- _Stated exercise_
The data below should be printed in full, exactly, and without any of its images.

- _Available data_
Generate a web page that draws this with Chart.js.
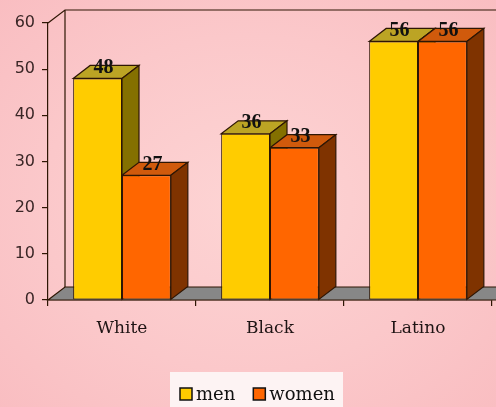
<!DOCTYPE html>
<html>
<head>
<meta charset="utf-8">
<title>men and women by group</title>
<script src="https://cdn.jsdelivr.net/npm/chart.js@4.4.1/dist/chart.umd.min.js"></script>
<style>
  html, body { margin: 0; padding: 0; }
  body {
    width: 496px; height: 407px; overflow: hidden;
    background: radial-gradient(ellipse 75% 75% at 50% 50%, #fdd4d4 0%, #fbc8ca 55%, #f9bcc0 100%);
  }
</style>
</head>
<body>
<canvas id="barchart" width="496" height="407"></canvas>
<script>
var groups = ['White', 'Black', 'Latino'];
var menValues = [48, 36, 56];
var womenValues = [27, 33, 56];
var seriesNames = ['men', 'women'];
var yTicks = [0, 10, 20, 30, 40, 50, 60];

// face colours for each series: front, top, side
var shades = [
  { front: '#ffcc00', top: '#bca424', side: '#847000' },
  { front: '#ff6600', top: '#d05a0c', side: '#7f3300' }
];
var edge = '#2e1604';
var depthX = 17, depthY = -13;

function poly(ctx, pts, fill) {
  ctx.beginPath();
  ctx.moveTo(pts[0][0], pts[0][1]);
  for (var i = 1; i < pts.length; i++) ctx.lineTo(pts[i][0], pts[i][1]);
  ctx.closePath();
  if (fill) { ctx.fillStyle = fill; ctx.fill(); }
  ctx.stroke();
}

var bars3d = {
  id: 'bars3d',
  beforeDatasetsDraw: function(chart) {
    var ctx = chart.ctx, a = chart.chartArea;
    ctx.save();
    ctx.lineWidth = 1.2;
    ctx.strokeStyle = edge;
    // back wall and floor
    ctx.beginPath();
    ctx.moveTo(a.left, a.top);
    ctx.lineTo(a.left + depthX, a.top + depthY);
    ctx.lineTo(chart.width + 5, a.top + depthY);
    ctx.moveTo(a.left + depthX, a.top + depthY);
    ctx.lineTo(a.left + depthX, a.bottom + depthY);
    ctx.stroke();
    poly(ctx, [[a.left, a.bottom], [a.left + depthX, a.bottom + depthY],
               [chart.width + 5, a.bottom + depthY], [chart.width + 5, a.bottom]], '#878787');

    // tops and sides, men before women so the nearer faces cover
    for (var i = 0; i < groups.length; i++) {
      for (var d = 0; d < chart.data.datasets.length; d++) {
        var el = chart.getDatasetMeta(d).data[i];
        var p = el.getProps(['x', 'y', 'base', 'width'], true);
        var l = p.x - p.width / 2, r = p.x + p.width / 2;
        poly(ctx, [[l, p.y], [l + depthX, p.y + depthY], [r + depthX, p.y + depthY], [r, p.y]], shades[d].top);
        poly(ctx, [[r, p.y], [r + depthX, p.y + depthY], [r + depthX, p.base + depthY], [r, p.base]], shades[d].side);
      }
    }
    ctx.restore();
  },
  afterDatasetsDraw: function(chart) {
    var ctx = chart.ctx;
    ctx.save();
    ctx.font = 'bold 20px "Liberation Serif"';
    ctx.fillStyle = '#111';
    ctx.textAlign = 'center';
    ctx.textBaseline = 'middle';
    chart.data.datasets.forEach(function(ds, d) {
      chart.getDatasetMeta(d).data.forEach(function(el, i) {
        ctx.fillText(ds.data[i], el.x + 6, el.y - 11);
      });
    });
    ctx.restore();
  },
  afterDraw: function(chart) {
    // legend box under the plot
    var ctx = chart.ctx;
    ctx.save();
    ctx.fillStyle = '#fdf3f3';
    ctx.fillRect(170, 372, 173, 40);
    ctx.font = '18px "DejaVu Serif"';
    ctx.textBaseline = 'alphabetic';
    ctx.textAlign = 'left';
    var x = 180;
    chart.data.datasets.forEach(function(ds, d) {
      ctx.fillStyle = shades[d].front;
      ctx.strokeStyle = '#111';
      ctx.lineWidth = 1.5;
      ctx.fillRect(x, 388, 12, 12);
      ctx.strokeRect(x, 388, 12, 12);
      ctx.fillStyle = '#111';
      ctx.fillText(ds.label, x + 16, 400);
      x += 16 + ctx.measureText(ds.label).width + 18;
    });
    ctx.restore();
  }
};

var ctx = document.getElementById('barchart').getContext('2d');
var myChart = new Chart(ctx, {
  type: 'bar',
  data: {
    labels: groups,
    datasets: [
      { label: seriesNames[0], data: menValues, backgroundColor: shades[0].front },
      { label: seriesNames[1], data: womenValues, backgroundColor: shades[1].front }
    ]
  },
  plugins: [bars3d],
  options: {
    responsive: false,
    animation: false,
    devicePixelRatio: 1,
    layout: { padding: { top: 23, left: 0, right: 4, bottom: 67 } },
    datasets: {
      bar: {
        borderColor: edge,
        borderWidth: 1,
        borderSkipped: false,
        categoryPercentage: 0.66,
        barPercentage: 1
      }
    },
    plugins: {
      legend: { display: false },
      tooltip: { enabled: false }
    },
    scales: {
      x: {
        grid: { drawOnChartArea: false, color: edge, tickLength: 6, lineWidth: 1.2 },
        border: { color: edge, width: 1.2 },
        ticks: { color: '#1e1414', padding: 12, font: { family: 'DejaVu Serif', size: 17 } },
        afterFit: function(s) { s.height = 40; s.paddingLeft = 0; s.paddingRight = 0; }
      },
      y: {
        min: yTicks[0],
        max: yTicks[yTicks.length - 1],
        afterBuildTicks: function(s) { s.ticks = yTicks.map(function(v) { return { value: v }; }); },
        grid: { drawOnChartArea: false, color: edge, tickLength: 6, lineWidth: 1.2 },
        border: { color: edge, width: 1.2 },
        ticks: { color: '#3a2626', padding: 7, font: { family: 'DejaVu Sans', size: 16 } },
        afterFit: function(s) { s.width = 48; s.paddingTop = 0; s.paddingBottom = 0; }
      }
    }
  }
});
</script>
</body>
</html>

- _Correct response_
Generate a web page that draws this with Chart.js.
<!DOCTYPE html>
<html>
<head>
<meta charset="utf-8">
<title>men and women by group</title>
<script src="https://cdn.jsdelivr.net/npm/chart.js@4.4.1/dist/chart.umd.min.js"></script>
<style>
  html, body { margin: 0; padding: 0; }
  body {
    width: 496px; height: 407px; overflow: hidden;
    background: radial-gradient(ellipse 75% 75% at 50% 50%, #fdd4d4 0%, #fbc8ca 55%, #f9bcc0 100%);
  }
</style>
</head>
<body>
<canvas id="barchart" width="496" height="407"></canvas>
<script>
var groups = ['White', 'Black', 'Latino'];
var menValues = [48, 36, 56];
var womenValues = [27, 33, 56];
var seriesNames = ['men', 'women'];
var yTicks = [0, 10, 20, 30, 40, 50, 60];

// face colours for each series: front, top, side
var shades = [
  { front: '#ffcc00', top: '#bca424', side: '#847000' },
  { front: '#ff6600', top: '#d05a0c', side: '#7f3300' }
];
var edge = '#2e1604';
var depthX = 17, depthY = -13;

function poly(ctx, pts, fill) {
  ctx.beginPath();
  ctx.moveTo(pts[0][0], pts[0][1]);
  for (var i = 1; i < pts.length; i++) ctx.lineTo(pts[i][0], pts[i][1]);
  ctx.closePath();
  if (fill) { ctx.fillStyle = fill; ctx.fill(); }
  ctx.stroke();
}

var bars3d = {
  id: 'bars3d',
  beforeDatasetsDraw: function(chart) {
    var ctx = chart.ctx, a = chart.chartArea;
    ctx.save();
    ctx.lineWidth = 1.2;
    ctx.strokeStyle = edge;
    // back wall and floor
    ctx.beginPath();
    ctx.moveTo(a.left, a.top);
    ctx.lineTo(a.left + depthX, a.top + depthY);
    ctx.lineTo(chart.width + 5, a.top + depthY);
    ctx.moveTo(a.left + depthX, a.top + depthY);
    ctx.lineTo(a.left + depthX, a.bottom + depthY);
    ctx.stroke();
    poly(ctx, [[a.left, a.bottom], [a.left + depthX, a.bottom + depthY],
               [chart.width + 5, a.bottom + depthY], [chart.width + 5, a.bottom]], '#878787');

    // tops and sides, men before women so the nearer faces cover
    for (var i = 0; i < groups.length; i++) {
      for (var d = 0; d < chart.data.datasets.length; d++) {
        var el = chart.getDatasetMeta(d).data[i];
        var p = el.getProps(['x', 'y', 'base', 'width'], true);
        var l = p.x - p.width / 2, r = p.x + p.width / 2;
        poly(ctx, [[l, p.y], [l + depthX, p.y + depthY], [r + depthX, p.y + depthY], [r, p.y]], shades[d].top);
        poly(ctx, [[r, p.y], [r + depthX, p.y + depthY], [r + depthX, p.base + depthY], [r, p.base]], shades[d].side);
      }
    }
    ctx.restore();
  },
  afterDatasetsDraw: function(chart) {
    var ctx = chart.ctx;
    ctx.save();
    ctx.font = 'bold 20px "Liberation Serif"';
    ctx.fillStyle = '#111';
    ctx.textAlign = 'center';
    ctx.textBaseline = 'middle';
    chart.data.datasets.forEach(function(ds, d) {
      chart.getDatasetMeta(d).data.forEach(function(el, i) {
        ctx.fillText(ds.data[i], el.x + 6, el.y - 11);
      });
    });
    ctx.restore();
  },
  afterDraw: function(chart) {
    // legend box under the plot
    var ctx = chart.ctx;
    ctx.save();
    ctx.fillStyle = '#fdf3f3';
    ctx.fillRect(170, 372, 173, 40);
    ctx.font = '18px "DejaVu Serif"';
    ctx.textBaseline = 'alphabetic';
    ctx.textAlign = 'left';
    var x = 180;
    chart.data.datasets.forEach(function(ds, d) {
      ctx.fillStyle = shades[d].front;
      ctx.strokeStyle = '#111';
      ctx.lineWidth = 1.5;
      ctx.fillRect(x, 388, 12, 12);
      ctx.strokeRect(x, 388, 12, 12);
      ctx.fillStyle = '#111';
      ctx.fillText(ds.label, x + 16, 400);
      x += 16 + ctx.measureText(ds.label).width + 18;
    });
    ctx.restore();
  }
};

var ctx = document.getElementById('barchart').getContext('2d');
var myChart = new Chart(ctx, {
  type: 'bar',
  data: {
    labels: groups,
    datasets: [
      { label: seriesNames[0], data: menValues, backgroundColor: shades[0].front },
      { label: seriesNames[1], data: womenValues, backgroundColor: shades[1].front }
    ]
  },
  plugins: [bars3d],
  options: {
    responsive: false,
    animation: false,
    devicePixelRatio: 1,
    layout: { padding: { top: 23, left: 0, right: 4, bottom: 67 } },
    datasets: {
      bar: {
        borderColor: edge,
        borderWidth: 1,
        borderSkipped: false,
        categoryPercentage: 0.66,
        barPercentage: 1
      }
    },
    plugins: {
      legend: { display: false },
      tooltip: { enabled: false }
    },
    scales: {
      x: {
        grid: { drawOnChartArea: false, color: edge, tickLength: 6, lineWidth: 1.2 },
        border: { color: edge, width: 1.2 },
        ticks: { color: '#1e1414', padding: 12, font: { family: 'DejaVu Serif', size: 17 } },
        afterFit: function(s) { s.height = 40; s.paddingLeft = 0; s.paddingRight = 0; }
      },
      y: {
        min: yTicks[0],
        max: yTicks[yTicks.length - 1],
        afterBuildTicks: function(s) { s.ticks = yTicks.map(function(v) { return { value: v }; }); },
        grid: { drawOnChartArea: false, color: edge, tickLength: 6, lineWidth: 1.2 },
        border: { color: edge, width: 1.2 },
        ticks: { color: '#3a2626', padding: 7, font: { family: 'DejaVu Sans', size: 16 } },
        afterFit: function(s) { s.width = 48; s.paddingTop = 0; s.paddingBottom = 0; }
      }
    }
  }
});
</script>
</body>
</html>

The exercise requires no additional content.